Nas suas deslocações, confluem então os papéis de cronista-escritor-viajante-jornalista, num registo poroso e fluído que tão bem caracteriza a escrita de viagem. Atente-se nas palavras do autor: “O que me preocupava era escrever bem, semana após semana. Captar o leitor, conquistar o espaço do Expresso, dar uma dimensão literária à minha volta ao mundo. O objectivo final, para mim, não era terminar a viagem – era editá-la em livro. Só agora chego, por fim a casa” (Cadilhe, 2007:9). Esta dimensão de que fala Cadilhe pode ser entendida como uma prática de escrita sobre a viagem levada a cabo por um sujeito autoral inserido num contexto multicultural e multidisciplinar que corporiza a condição do homo viator eivado de um propósito estético e ontológico. Deste modo, o autor consubstancia uma escrita de viagem formatada num registo jornalístico, em partilha com um leitorado multifacetado que viaja pelas páginas dos seus livros, construídos a partir de “uma antologia pessoal escolhida entre centenas de reportagens” (Cadilhe, 2006:12).

Neste sentido, a consolidação da imagem do escritor decorre também da qualidade das obras/autores convocados. Assim, de entre uma vastíssima constelação de escritores que compõem a sua biblioteca mental, destacam-se algumas figuras recortadas de um painel polimórfico e polifónico que o ajudaram a viajar melhor pelo mundo, permitindo um profundo diálogo inter e transtextual. Assim, Il Maiale ed il Grataciello de Marco d’Eramo, lido nos Estados Unidos, na Bolívia Las Venas Abertas de América Latina de Eduardo Galeano, na Indonésia Among the Believers de V.S. Naipaul, na Índia Vislumbres da Índia de Octavio Paz e Uma Ideia da Índia de Alberto Moravia, e no Irão In Search of Zarathustra de Paul Kriwazeck, destacam-se como alguns dos exemplos citados pelo escritor-viajante, revelando a presença de um filão autobiográfico que atravessa o corpo narrativo da viagem efetivamente acontecida e da viagem textual.
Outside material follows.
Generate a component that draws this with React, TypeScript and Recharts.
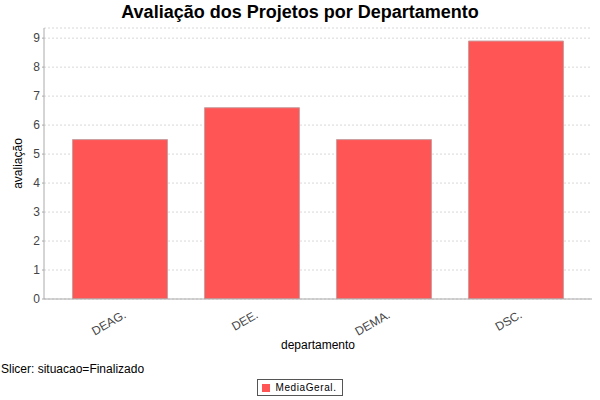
import { Bar, BarChart, CartesianGrid, Label, Legend, XAxis, YAxis } from 'recharts';

const departamentos = ['DEAG.', 'DEE.', 'DEMA.', 'DSC.'];
const mediaGeral = [5.5, 6.6, 5.5, 8.9];
const yTicks = [0, 1, 2, 3, 4, 5, 6, 7, 8, 9];

const data = departamentos.map((d, i) => ({ departamento: d, 'MediaGeral.': mediaGeral[i] }));

const FONT = '"Liberation Sans", Arial, sans-serif';

const RotatedTick = (props: any) => {
  const { x, y, payload } = props;
  return (
    <text
      x={x + 7}
      y={y + 10}
      transform={`rotate(-30, ${x + 7}, ${y + 10})`}
      textAnchor="end"
      fontSize={12}
      fontFamily={FONT}
      fill="#444"
    >
      {payload.value}
    </text>
  );
};

const LegendBox = () => (
  <div style={{ display: 'flex', justifyContent: 'center' }}>
    <div
      style={{
        border: '1px solid #555',
        padding: '2px 5px 2px 4px',
        display: 'flex',
        alignItems: 'center',
        fontFamily: FONT,
        fontSize: 10,
        letterSpacing: 0.6,
        color: '#000',
        background: '#fff',
      }}
    >
      <span style={{ width: 8, height: 8, background: '#ff5555', marginRight: 5, display: 'inline-block' }} />
      MediaGeral.
    </div>
  </div>
);

export default function App() {
  return (
    <div style={{ position: 'absolute', left: 0, top: 0, width: 600, height: 400, background: '#fff' }}>
      <div
        style={{
          position: 'absolute',
          top: 2,
          width: 600,
          textAlign: 'center',
          fontFamily: FONT,
          fontWeight: 'bold',
          fontSize: 18,
        }}
      >
        Avaliação dos Projetos por Departamento
      </div>
      <div style={{ position: 'absolute', left: 1, top: 362, fontFamily: FONT, fontSize: 12 }}>
        Slicer: situacao=Finalizado
      </div>
      <BarChart
        width={600}
        height={400}
        data={data}
        margin={{ top: 28, right: 8, bottom: 24, left: 0 }}
        barCategoryGap="14%"
      >
        <CartesianGrid vertical={false} stroke="#d8d8d8" strokeDasharray="2 2" />
        <XAxis
          dataKey="departamento"
          height={60}
          interval={0}
          padding={{ left: 10, right: 10 }}
          tick={<RotatedTick />}
          tickLine={false}
          axisLine={{ stroke: '#aaa' }}
        >
          <Label value="departamento" position="insideBottom" offset={10} fontSize={12} fontFamily={FONT} fill="#000" />
        </XAxis>
        <XAxis xAxisId="top" orientation="top" height={0} tick={false} tickLine={false} axisLine={{ stroke: '#aaa' }} />
        <YAxis
          domain={[0, 9.35]}
          ticks={yTicks}
          allowDataOverflow
          width={44}
          tickSize={2}
          tickLine={{ stroke: '#aaa' }}
          axisLine={{ stroke: '#aaa' }}
          tick={{ fontSize: 12, fontFamily: FONT, fill: '#444' }}
        >
          <Label value="avaliação" angle={-90} position="insideLeft" offset={18} fontSize={12} fontFamily={FONT} fill="#000" style={{ textAnchor: 'middle' }} />
        </YAxis>
        <YAxis yAxisId="right" orientation="right" width={0} tick={false} tickLine={false} axisLine={{ stroke: '#aaa' }} />
        <Legend
          content={<LegendBox />}
          wrapperStyle={{ position: 'absolute', top: 379, left: 0, width: 600 }}
        />
        <Bar dataKey="MediaGeral." fill="#ff5555" stroke="#c8a0a0" strokeWidth={1} isAnimationActive={false} />
      </BarChart>
    </div>
  );
}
Se é certo que a viagem pode realizar-se sob os mais variados processos, para Cadilhe o avião surge como o último recurso, privilegiando a caminhada como o meio de deslocação por excelência, o qual, a par da solidão, da bagagem que transporta, do alojamento que elege e dos encontros com o Outro, possibilita um melhor cruzamento de fronteiras e uma conquista no espaço editorial. Na verdade, a experiência viática cadilhiana não se confina à simples deslocação pelas paisagens humanas e geográficas, emerge como um jogo de espelhos em que o Eu e o Outro se entreolham de muito perto, propiciando viagens/deslocações outras e contribuindo para a instauração de uma poética do género numa conformação transnacional.

 

Passagens

Europa, América do Norte, América Latina, América do Sul, Extremo Oriente, Médio/Próximo Oriente, Oceânia, África.

 

Citações

Um dos livros que ando a ler, Il Grande Maré di Sabbia, fala do deserto. Foi quase uma premonição tê-lo escolhido como companheiro de viagem porque o autor, Stefano Malatesta, descreve o deserto como quem atravessa o mar – com paixão pela travessia mas com urgência na chegada. (Planisfério Pessoal, p. 23)

Viajar pressupõe o movimento, a travessia, o testemunho, o contacto visual. (A lua pode esperar, p. 243)

O Sol começa a descer no horizonte, o gado recolhe às sanzalas, e eu sinto já que Angola me vai ser muito congénita, muito emocional. (África acima, p. 93)

Magalhães, impressionado com os mocassins de pele de guanaco do selvagem, que deixavam enormes pegadas na areia, chama-lhe «patagão». E assim nasceu o nome da última região antes do fim do mundo, a Patagónia. (Nos Passos de Magalhães, p. 117)

Porquê Génova? Não saberia responder muito bem. Há razões objectivas, mas depois começa a «química» entre os homens e as cidades, e isso não se explica. É Génova a minha preferida. (Tournée, p. 163)

 

Bibliografia Ativa Selecionada

CADILHE, Gonçalo (2006), A lua pode esperar, Lisboa, Oficina do Livro.
—-, (2007), Planisfério Pessoal, Lisboa, Oficina do Livro.
—-, (2007), África acima, Lisboa, Oficina do Livro.
—-, (2008), Nos Passos de Magalhães, Lisboa, Oficina do Livro.
—-, (2008), Tournée. Textos e fotografias 1991-2008, Lisboa, Oficina do Livro.

 

Bibliografia Crítica Selecionada

SOARES, Maria Dulce (2009), Gonçalo Cadilhe e a Outra face do mundo: viagens sobrepostas. Tese de Mestrado em Literatura e Cultura Comparadas, Porto, Faculdade de Letras da Universidade do Porto.